The Impact of Liquidation on Entrepreneurs

Photo Credit: Unsplash.com
For many entrepreneurs, the prospect of liquidation can be daunting, as it often signifies failure. However, it’s important to understand the full impact, both from a personal and professional perspective.
Credit Impact: A liquidation can damage the entrepreneur’s credit rating, making it harder to secure loans or funding for future ventures. However, this impact may be less severe than that of a bankruptcy, which can follow an individual for years.
Emotional and Professional Fallout: There’s often a personal toll associated with liquidating a business—especially if it’s something the entrepreneur has invested time, money, and effort into.

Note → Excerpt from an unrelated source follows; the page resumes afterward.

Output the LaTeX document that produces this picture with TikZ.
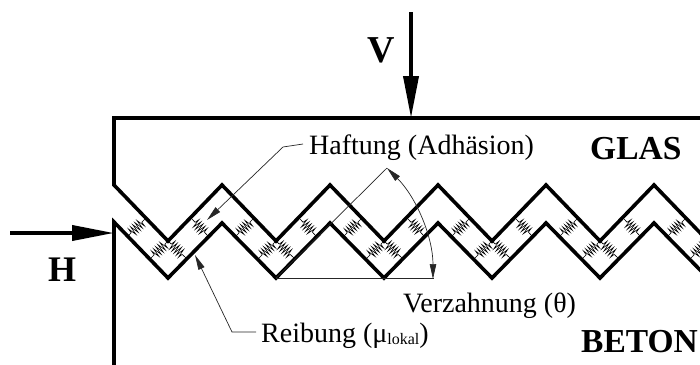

The professional stigma of closing a company may also affect future business opportunities. However, some entrepreneurs use the lessons learned from liquidation to bounce back with even more successful ventures.
Employee and Stakeholder Impact: Liquidation also affects employees and stakeholders. Employees may lose their jobs, and creditors may struggle to get paid in full. In the case of voluntary liquidation, an entrepreneur may have more time to negotiate with employees and stakeholders to ease the transition.
Alternatives to Liquidation
Before jumping into liquidation, entrepreneurs should explore all available alternatives. These include:
Business Restructuring: In some cases, a business may not need to be liquidated. Instead, a restructuring could allow it to remain operational. This might involve renegotiating debt terms, selling off parts of the business, or bringing in new investors.
Insolvency Agreements: Instead of liquidation, some entrepreneurs opt for an insolvency agreement, such as a company voluntary arrangement (CVA) in the UK or a Chapter 11 bankruptcy in the US. These agreements allow businesses to continue operating while paying off creditors over time, avoiding the closure of the business entirely.
Mergers or Acquisitions: If a company is struggling but still has valuable assets or a loyal customer base, it might consider merging with or being acquired by another company. This can sometimes save jobs, retain business operations, and help cover outstanding debts.
Is Liquidation the End?
Not necessarily. Many entrepreneurs have used the experience of liquidation as a springboard for their next big venture. While closing a business can be emotionally challenging, it often provides valuable insights into what works and what doesn’t in the business world. The lessons learned during liquidation can help entrepreneurs make smarter, more informed decisions in the future.